Description of the task: Repeat all the material exactly; pictures stay out of your copy.

Information supplied:
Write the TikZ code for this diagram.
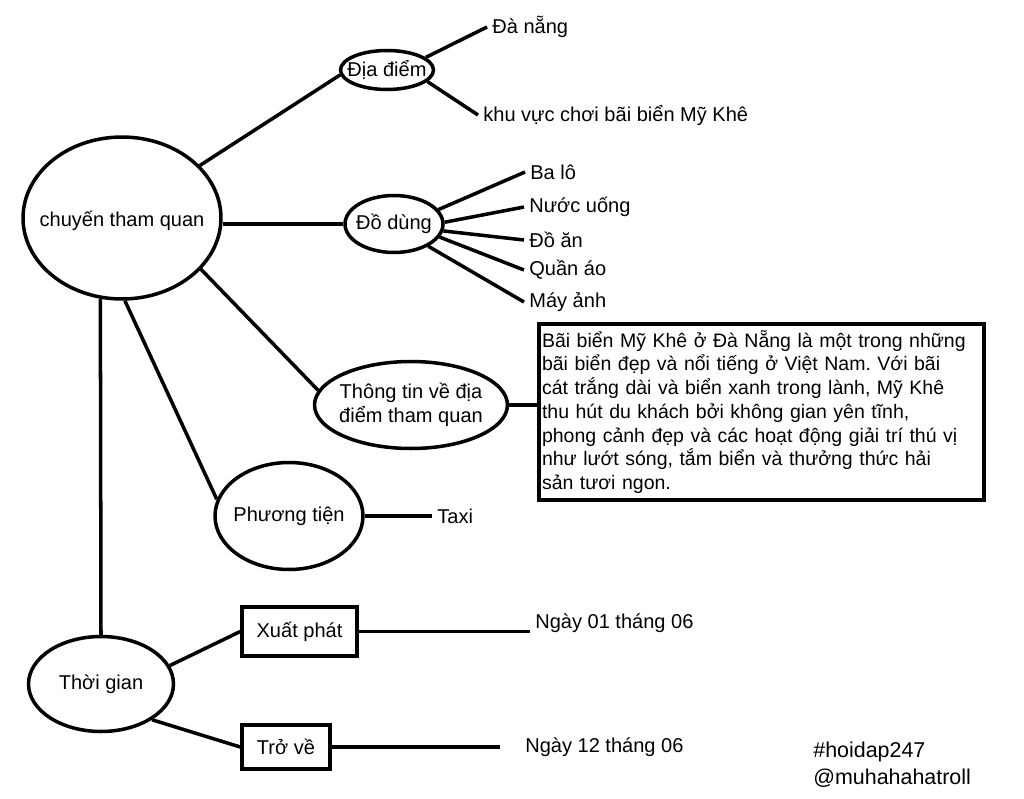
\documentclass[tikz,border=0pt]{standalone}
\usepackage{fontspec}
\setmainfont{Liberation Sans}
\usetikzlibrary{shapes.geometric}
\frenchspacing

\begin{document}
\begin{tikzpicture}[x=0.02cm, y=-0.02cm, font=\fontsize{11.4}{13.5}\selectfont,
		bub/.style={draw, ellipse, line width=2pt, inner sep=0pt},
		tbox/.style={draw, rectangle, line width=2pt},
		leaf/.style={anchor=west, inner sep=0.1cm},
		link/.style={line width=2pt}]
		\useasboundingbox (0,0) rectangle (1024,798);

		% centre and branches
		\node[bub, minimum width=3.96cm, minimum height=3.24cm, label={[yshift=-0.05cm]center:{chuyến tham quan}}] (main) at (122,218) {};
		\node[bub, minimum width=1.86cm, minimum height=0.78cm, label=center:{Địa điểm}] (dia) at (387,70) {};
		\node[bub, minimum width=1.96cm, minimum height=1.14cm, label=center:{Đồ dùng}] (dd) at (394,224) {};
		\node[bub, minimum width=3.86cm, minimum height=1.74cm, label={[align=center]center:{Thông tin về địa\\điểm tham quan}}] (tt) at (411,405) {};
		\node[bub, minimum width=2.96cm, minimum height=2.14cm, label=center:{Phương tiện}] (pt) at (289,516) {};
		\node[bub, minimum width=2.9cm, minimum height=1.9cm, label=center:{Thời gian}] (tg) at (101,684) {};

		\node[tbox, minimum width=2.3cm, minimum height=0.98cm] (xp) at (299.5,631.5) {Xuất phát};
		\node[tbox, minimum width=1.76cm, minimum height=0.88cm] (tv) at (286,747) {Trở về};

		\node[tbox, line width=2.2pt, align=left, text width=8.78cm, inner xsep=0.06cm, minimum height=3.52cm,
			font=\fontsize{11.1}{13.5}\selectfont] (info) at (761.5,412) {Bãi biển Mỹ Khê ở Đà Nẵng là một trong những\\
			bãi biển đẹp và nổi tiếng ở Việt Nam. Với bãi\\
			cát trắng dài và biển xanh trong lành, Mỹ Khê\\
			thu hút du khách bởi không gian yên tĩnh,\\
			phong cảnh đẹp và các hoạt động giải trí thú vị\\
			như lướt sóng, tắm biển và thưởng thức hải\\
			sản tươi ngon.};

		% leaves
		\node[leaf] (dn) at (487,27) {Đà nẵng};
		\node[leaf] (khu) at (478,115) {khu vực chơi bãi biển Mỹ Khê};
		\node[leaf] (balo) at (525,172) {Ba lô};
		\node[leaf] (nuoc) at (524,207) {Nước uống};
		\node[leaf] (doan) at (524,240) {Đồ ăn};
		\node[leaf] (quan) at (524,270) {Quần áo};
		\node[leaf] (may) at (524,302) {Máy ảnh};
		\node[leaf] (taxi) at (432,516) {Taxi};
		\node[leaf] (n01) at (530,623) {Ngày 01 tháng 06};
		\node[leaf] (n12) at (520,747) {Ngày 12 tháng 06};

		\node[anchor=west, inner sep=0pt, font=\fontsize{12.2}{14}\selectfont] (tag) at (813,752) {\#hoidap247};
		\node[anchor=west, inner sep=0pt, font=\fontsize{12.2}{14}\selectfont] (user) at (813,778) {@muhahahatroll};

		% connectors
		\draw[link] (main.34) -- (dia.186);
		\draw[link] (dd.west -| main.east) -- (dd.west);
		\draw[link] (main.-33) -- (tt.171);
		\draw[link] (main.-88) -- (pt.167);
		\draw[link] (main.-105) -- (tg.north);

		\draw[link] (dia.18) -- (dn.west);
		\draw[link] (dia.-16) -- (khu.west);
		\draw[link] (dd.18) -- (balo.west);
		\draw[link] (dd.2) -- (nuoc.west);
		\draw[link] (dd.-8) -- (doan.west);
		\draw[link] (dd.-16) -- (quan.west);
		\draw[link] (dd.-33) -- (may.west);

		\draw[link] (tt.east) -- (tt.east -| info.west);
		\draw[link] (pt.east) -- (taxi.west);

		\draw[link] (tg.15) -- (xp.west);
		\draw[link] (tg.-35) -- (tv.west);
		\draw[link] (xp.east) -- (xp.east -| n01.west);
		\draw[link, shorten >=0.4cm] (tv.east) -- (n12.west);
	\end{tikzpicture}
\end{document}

Solved problem:
Write the TikZ code for this diagram.
\documentclass[tikz,border=0pt]{standalone}
\usepackage{fontspec}
\setmainfont{Liberation Sans}
\usetikzlibrary{shapes.geometric}
\frenchspacing

\begin{document}
\begin{tikzpicture}[x=0.02cm, y=-0.02cm, font=\fontsize{11.4}{13.5}\selectfont,
		bub/.style={draw, ellipse, line width=2pt, inner sep=0pt},
		tbox/.style={draw, rectangle, line width=2pt},
		leaf/.style={anchor=west, inner sep=0.1cm},
		link/.style={line width=2pt}]
		\useasboundingbox (0,0) rectangle (1024,798);

		% centre and branches
		\node[bub, minimum width=3.96cm, minimum height=3.24cm, label={[yshift=-0.05cm]center:{chuyến tham quan}}] (main) at (122,218) {};
		\node[bub, minimum width=1.86cm, minimum height=0.78cm, label=center:{Địa điểm}] (dia) at (387,70) {};
		\node[bub, minimum width=1.96cm, minimum height=1.14cm, label=center:{Đồ dùng}] (dd) at (394,224) {};
		\node[bub, minimum width=3.86cm, minimum height=1.74cm, label={[align=center]center:{Thông tin về địa\\điểm tham quan}}] (tt) at (411,405) {};
		\node[bub, minimum width=2.96cm, minimum height=2.14cm, label=center:{Phương tiện}] (pt) at (289,516) {};
		\node[bub, minimum width=2.9cm, minimum height=1.9cm, label=center:{Thời gian}] (tg) at (101,684) {};

		\node[tbox, minimum width=2.3cm, minimum height=0.98cm] (xp) at (299.5,631.5) {Xuất phát};
		\node[tbox, minimum width=1.76cm, minimum height=0.88cm] (tv) at (286,747) {Trở về};

		\node[tbox, line width=2.2pt, align=left, text width=8.78cm, inner xsep=0.06cm, minimum height=3.52cm,
			font=\fontsize{11.1}{13.5}\selectfont] (info) at (761.5,412) {Bãi biển Mỹ Khê ở Đà Nẵng là một trong những\\
			bãi biển đẹp và nổi tiếng ở Việt Nam. Với bãi\\
			cát trắng dài và biển xanh trong lành, Mỹ Khê\\
			thu hút du khách bởi không gian yên tĩnh,\\
			phong cảnh đẹp và các hoạt động giải trí thú vị\\
			như lướt sóng, tắm biển và thưởng thức hải\\
			sản tươi ngon.};

		% leaves
		\node[leaf] (dn) at (487,27) {Đà nẵng};
		\node[leaf] (khu) at (478,115) {khu vực chơi bãi biển Mỹ Khê};
		\node[leaf] (balo) at (525,172) {Ba lô};
		\node[leaf] (nuoc) at (524,207) {Nước uống};
		\node[leaf] (doan) at (524,240) {Đồ ăn};
		\node[leaf] (quan) at (524,270) {Quần áo};
		\node[leaf] (may) at (524,302) {Máy ảnh};
		\node[leaf] (taxi) at (432,516) {Taxi};
		\node[leaf] (n01) at (530,623) {Ngày 01 tháng 06};
		\node[leaf] (n12) at (520,747) {Ngày 12 tháng 06};

		\node[anchor=west, inner sep=0pt, font=\fontsize{12.2}{14}\selectfont] (tag) at (813,752) {\#hoidap247};
		\node[anchor=west, inner sep=0pt, font=\fontsize{12.2}{14}\selectfont] (user) at (813,778) {@muhahahatroll};

		% connectors
		\draw[link] (main.34) -- (dia.186);
		\draw[link] (dd.west -| main.east) -- (dd.west);
		\draw[link] (main.-33) -- (tt.171);
		\draw[link] (main.-88) -- (pt.167);
		\draw[link] (main.-105) -- (tg.north);

		\draw[link] (dia.18) -- (dn.west);
		\draw[link] (dia.-16) -- (khu.west);
		\draw[link] (dd.18) -- (balo.west);
		\draw[link] (dd.2) -- (nuoc.west);
		\draw[link] (dd.-8) -- (doan.west);
		\draw[link] (dd.-16) -- (quan.west);
		\draw[link] (dd.-33) -- (may.west);

		\draw[link] (tt.east) -- (tt.east -| info.west);
		\draw[link] (pt.east) -- (taxi.west);

		\draw[link] (tg.15) -- (xp.west);
		\draw[link] (tg.-35) -- (tv.west);
		\draw[link] (xp.east) -- (xp.east -| n01.west);
		\draw[link, shorten >=0.4cm] (tv.east) -- (n12.west);
	\end{tikzpicture}
\end{document}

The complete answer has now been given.